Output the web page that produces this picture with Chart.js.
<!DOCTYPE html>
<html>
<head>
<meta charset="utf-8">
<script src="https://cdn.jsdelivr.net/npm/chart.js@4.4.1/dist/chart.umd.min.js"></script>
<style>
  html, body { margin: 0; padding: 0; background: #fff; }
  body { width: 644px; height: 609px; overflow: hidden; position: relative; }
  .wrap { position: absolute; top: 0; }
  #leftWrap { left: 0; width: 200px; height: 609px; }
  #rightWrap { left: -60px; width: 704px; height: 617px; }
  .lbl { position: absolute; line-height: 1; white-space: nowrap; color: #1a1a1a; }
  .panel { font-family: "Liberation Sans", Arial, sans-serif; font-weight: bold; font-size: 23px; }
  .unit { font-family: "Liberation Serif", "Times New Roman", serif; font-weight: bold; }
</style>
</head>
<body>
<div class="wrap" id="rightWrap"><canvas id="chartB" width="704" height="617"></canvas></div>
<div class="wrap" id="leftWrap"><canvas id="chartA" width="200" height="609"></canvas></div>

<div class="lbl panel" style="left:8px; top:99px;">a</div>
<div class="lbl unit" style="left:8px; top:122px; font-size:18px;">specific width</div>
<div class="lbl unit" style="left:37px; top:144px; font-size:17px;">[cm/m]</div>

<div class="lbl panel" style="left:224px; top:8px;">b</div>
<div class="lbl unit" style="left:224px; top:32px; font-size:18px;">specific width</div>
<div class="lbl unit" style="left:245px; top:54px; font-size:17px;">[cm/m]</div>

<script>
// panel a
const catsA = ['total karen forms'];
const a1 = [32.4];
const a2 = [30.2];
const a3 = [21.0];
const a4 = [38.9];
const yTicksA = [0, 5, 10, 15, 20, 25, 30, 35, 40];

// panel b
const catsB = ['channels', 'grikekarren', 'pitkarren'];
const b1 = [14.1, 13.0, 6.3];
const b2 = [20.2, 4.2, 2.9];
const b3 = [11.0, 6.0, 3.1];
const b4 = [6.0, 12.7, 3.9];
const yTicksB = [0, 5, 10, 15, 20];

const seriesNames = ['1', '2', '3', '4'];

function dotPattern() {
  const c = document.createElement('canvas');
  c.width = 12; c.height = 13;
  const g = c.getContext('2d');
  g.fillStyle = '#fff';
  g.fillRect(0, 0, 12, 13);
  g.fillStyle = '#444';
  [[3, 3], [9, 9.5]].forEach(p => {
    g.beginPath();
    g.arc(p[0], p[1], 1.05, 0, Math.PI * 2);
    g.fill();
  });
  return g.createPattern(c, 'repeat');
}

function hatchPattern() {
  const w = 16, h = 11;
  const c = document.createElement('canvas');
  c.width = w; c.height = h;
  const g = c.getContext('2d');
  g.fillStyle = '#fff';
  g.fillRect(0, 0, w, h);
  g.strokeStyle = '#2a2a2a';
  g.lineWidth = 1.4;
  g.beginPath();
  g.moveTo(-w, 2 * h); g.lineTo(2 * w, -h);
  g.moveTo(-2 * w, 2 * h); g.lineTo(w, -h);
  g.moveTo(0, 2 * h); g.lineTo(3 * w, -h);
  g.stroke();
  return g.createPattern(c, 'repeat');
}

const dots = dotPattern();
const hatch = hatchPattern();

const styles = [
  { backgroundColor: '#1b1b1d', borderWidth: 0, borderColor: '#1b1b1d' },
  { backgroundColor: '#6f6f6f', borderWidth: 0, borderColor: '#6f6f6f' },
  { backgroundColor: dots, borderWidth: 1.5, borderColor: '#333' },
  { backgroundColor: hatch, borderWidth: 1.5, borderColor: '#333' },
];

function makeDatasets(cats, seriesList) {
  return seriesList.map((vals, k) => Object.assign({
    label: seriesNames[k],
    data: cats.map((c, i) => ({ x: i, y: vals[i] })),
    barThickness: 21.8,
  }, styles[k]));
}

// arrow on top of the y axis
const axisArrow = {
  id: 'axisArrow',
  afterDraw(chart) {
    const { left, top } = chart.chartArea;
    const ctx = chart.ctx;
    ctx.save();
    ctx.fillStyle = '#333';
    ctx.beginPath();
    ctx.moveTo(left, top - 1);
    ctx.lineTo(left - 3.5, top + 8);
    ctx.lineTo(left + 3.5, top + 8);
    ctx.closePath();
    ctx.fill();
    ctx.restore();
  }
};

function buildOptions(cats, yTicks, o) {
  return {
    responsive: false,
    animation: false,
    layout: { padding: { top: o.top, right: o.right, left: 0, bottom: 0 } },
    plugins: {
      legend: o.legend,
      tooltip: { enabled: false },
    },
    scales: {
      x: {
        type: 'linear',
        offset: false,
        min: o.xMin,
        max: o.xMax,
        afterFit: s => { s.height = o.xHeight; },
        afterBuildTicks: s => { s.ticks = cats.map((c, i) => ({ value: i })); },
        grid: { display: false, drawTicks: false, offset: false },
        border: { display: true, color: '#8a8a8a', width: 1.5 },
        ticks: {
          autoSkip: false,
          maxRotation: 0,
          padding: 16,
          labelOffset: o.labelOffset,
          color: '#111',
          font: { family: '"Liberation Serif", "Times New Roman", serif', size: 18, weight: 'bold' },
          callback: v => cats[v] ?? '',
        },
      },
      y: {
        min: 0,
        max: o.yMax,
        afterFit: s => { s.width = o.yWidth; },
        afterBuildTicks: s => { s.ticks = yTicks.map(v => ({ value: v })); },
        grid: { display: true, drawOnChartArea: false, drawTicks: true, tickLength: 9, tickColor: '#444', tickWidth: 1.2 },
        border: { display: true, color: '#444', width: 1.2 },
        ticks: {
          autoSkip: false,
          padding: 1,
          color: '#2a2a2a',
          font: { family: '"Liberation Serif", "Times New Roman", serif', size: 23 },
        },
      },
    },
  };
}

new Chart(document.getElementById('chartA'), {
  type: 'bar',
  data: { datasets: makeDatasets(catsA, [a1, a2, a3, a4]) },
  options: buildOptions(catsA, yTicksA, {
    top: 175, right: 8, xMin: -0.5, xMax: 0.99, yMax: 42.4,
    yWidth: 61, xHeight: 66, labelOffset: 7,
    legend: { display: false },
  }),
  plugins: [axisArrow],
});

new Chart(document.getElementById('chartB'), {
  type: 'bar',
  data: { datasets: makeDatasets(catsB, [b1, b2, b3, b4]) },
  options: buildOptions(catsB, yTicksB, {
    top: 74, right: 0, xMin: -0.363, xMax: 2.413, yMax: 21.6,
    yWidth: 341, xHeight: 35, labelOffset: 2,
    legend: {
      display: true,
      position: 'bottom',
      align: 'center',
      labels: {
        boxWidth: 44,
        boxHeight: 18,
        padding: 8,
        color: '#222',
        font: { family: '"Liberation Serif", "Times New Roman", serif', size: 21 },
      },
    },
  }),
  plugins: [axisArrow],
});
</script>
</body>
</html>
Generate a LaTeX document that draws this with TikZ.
******************************
Given exercise: Repeat the material above in full, quoting it exactly.

The result:
Output the web page that produces this picture with Chart.js.
<!DOCTYPE html>
<html>
<head>
<meta charset="utf-8">
<script src="https://cdn.jsdelivr.net/npm/chart.js@4.4.1/dist/chart.umd.min.js"></script>
<style>
  html, body { margin: 0; padding: 0; background: #fff; }
  body { width: 644px; height: 609px; overflow: hidden; position: relative; }
  .wrap { position: absolute; top: 0; }
  #leftWrap { left: 0; width: 200px; height: 609px; }
  #rightWrap { left: -60px; width: 704px; height: 617px; }
  .lbl { position: absolute; line-height: 1; white-space: nowrap; color: #1a1a1a; }
  .panel { font-family: "Liberation Sans", Arial, sans-serif; font-weight: bold; font-size: 23px; }
  .unit { font-family: "Liberation Serif", "Times New Roman", serif; font-weight: bold; }
</style>
</head>
<body>
<div class="wrap" id="rightWrap"><canvas id="chartB" width="704" height="617"></canvas></div>
<div class="wrap" id="leftWrap"><canvas id="chartA" width="200" height="609"></canvas></div>

<div class="lbl panel" style="left:8px; top:99px;">a</div>
<div class="lbl unit" style="left:8px; top:122px; font-size:18px;">specific width</div>
<div class="lbl unit" style="left:37px; top:144px; font-size:17px;">[cm/m]</div>

<div class="lbl panel" style="left:224px; top:8px;">b</div>
<div class="lbl unit" style="left:224px; top:32px; font-size:18px;">specific width</div>
<div class="lbl unit" style="left:245px; top:54px; font-size:17px;">[cm/m]</div>

<script>
// panel a
const catsA = ['total karen forms'];
const a1 = [32.4];
const a2 = [30.2];
const a3 = [21.0];
const a4 = [38.9];
const yTicksA = [0, 5, 10, 15, 20, 25, 30, 35, 40];

// panel b
const catsB = ['channels', 'grikekarren', 'pitkarren'];
const b1 = [14.1, 13.0, 6.3];
const b2 = [20.2, 4.2, 2.9];
const b3 = [11.0, 6.0, 3.1];
const b4 = [6.0, 12.7, 3.9];
const yTicksB = [0, 5, 10, 15, 20];

const seriesNames = ['1', '2', '3', '4'];

function dotPattern() {
  const c = document.createElement('canvas');
  c.width = 12; c.height = 13;
  const g = c.getContext('2d');
  g.fillStyle = '#fff';
  g.fillRect(0, 0, 12, 13);
  g.fillStyle = '#444';
  [[3, 3], [9, 9.5]].forEach(p => {
    g.beginPath();
    g.arc(p[0], p[1], 1.05, 0, Math.PI * 2);
    g.fill();
  });
  return g.createPattern(c, 'repeat');
}

function hatchPattern() {
  const w = 16, h = 11;
  const c = document.createElement('canvas');
  c.width = w; c.height = h;
  const g = c.getContext('2d');
  g.fillStyle = '#fff';
  g.fillRect(0, 0, w, h);
  g.strokeStyle = '#2a2a2a';
  g.lineWidth = 1.4;
  g.beginPath();
  g.moveTo(-w, 2 * h); g.lineTo(2 * w, -h);
  g.moveTo(-2 * w, 2 * h); g.lineTo(w, -h);
  g.moveTo(0, 2 * h); g.lineTo(3 * w, -h);
  g.stroke();
  return g.createPattern(c, 'repeat');
}

const dots = dotPattern();
const hatch = hatchPattern();

const styles = [
  { backgroundColor: '#1b1b1d', borderWidth: 0, borderColor: '#1b1b1d' },
  { backgroundColor: '#6f6f6f', borderWidth: 0, borderColor: '#6f6f6f' },
  { backgroundColor: dots, borderWidth: 1.5, borderColor: '#333' },
  { backgroundColor: hatch, borderWidth: 1.5, borderColor: '#333' },
];

function makeDatasets(cats, seriesList) {
  return seriesList.map((vals, k) => Object.assign({
    label: seriesNames[k],
    data: cats.map((c, i) => ({ x: i, y: vals[i] })),
    barThickness: 21.8,
  }, styles[k]));
}

// arrow on top of the y axis
const axisArrow = {
  id: 'axisArrow',
  afterDraw(chart) {
    const { left, top } = chart.chartArea;
    const ctx = chart.ctx;
    ctx.save();
    ctx.fillStyle = '#333';
    ctx.beginPath();
    ctx.moveTo(left, top - 1);
    ctx.lineTo(left - 3.5, top + 8);
    ctx.lineTo(left + 3.5, top + 8);
    ctx.closePath();
    ctx.fill();
    ctx.restore();
  }
};

function buildOptions(cats, yTicks, o) {
  return {
    responsive: false,
    animation: false,
    layout: { padding: { top: o.top, right: o.right, left: 0, bottom: 0 } },
    plugins: {
      legend: o.legend,
      tooltip: { enabled: false },
    },
    scales: {
      x: {
        type: 'linear',
        offset: false,
        min: o.xMin,
        max: o.xMax,
        afterFit: s => { s.height = o.xHeight; },
        afterBuildTicks: s => { s.ticks = cats.map((c, i) => ({ value: i })); },
        grid: { display: false, drawTicks: false, offset: false },
        border: { display: true, color: '#8a8a8a', width: 1.5 },
        ticks: {
          autoSkip: false,
          maxRotation: 0,
          padding: 16,
          labelOffset: o.labelOffset,
          color: '#111',
          font: { family: '"Liberation Serif", "Times New Roman", serif', size: 18, weight: 'bold' },
          callback: v => cats[v] ?? '',
        },
      },
      y: {
        min: 0,
        max: o.yMax,
        afterFit: s => { s.width = o.yWidth; },
        afterBuildTicks: s => { s.ticks = yTicks.map(v => ({ value: v })); },
        grid: { display: true, drawOnChartArea: false, drawTicks: true, tickLength: 9, tickColor: '#444', tickWidth: 1.2 },
        border: { display: true, color: '#444', width: 1.2 },
        ticks: {
          autoSkip: false,
          padding: 1,
          color: '#2a2a2a',
          font: { family: '"Liberation Serif", "Times New Roman", serif', size: 23 },
        },
      },
    },
  };
}

new Chart(document.getElementById('chartA'), {
  type: 'bar',
  data: { datasets: makeDatasets(catsA, [a1, a2, a3, a4]) },
  options: buildOptions(catsA, yTicksA, {
    top: 175, right: 8, xMin: -0.5, xMax: 0.99, yMax: 42.4,
    yWidth: 61, xHeight: 66, labelOffset: 7,
    legend: { display: false },
  }),
  plugins: [axisArrow],
});

new Chart(document.getElementById('chartB'), {
  type: 'bar',
  data: { datasets: makeDatasets(catsB, [b1, b2, b3, b4]) },
  options: buildOptions(catsB, yTicksB, {
    top: 74, right: 0, xMin: -0.363, xMax: 2.413, yMax: 21.6,
    yWidth: 341, xHeight: 35, labelOffset: 2,
    legend: {
      display: true,
      position: 'bottom',
      align: 'center',
      labels: {
        boxWidth: 44,
        boxHeight: 18,
        padding: 8,
        color: '#222',
        font: { family: '"Liberation Serif", "Times New Roman", serif', size: 21 },
      },
    },
  }),
  plugins: [axisArrow],
});
</script>
</body>
</html>
Generate a LaTeX document that draws this with TikZ.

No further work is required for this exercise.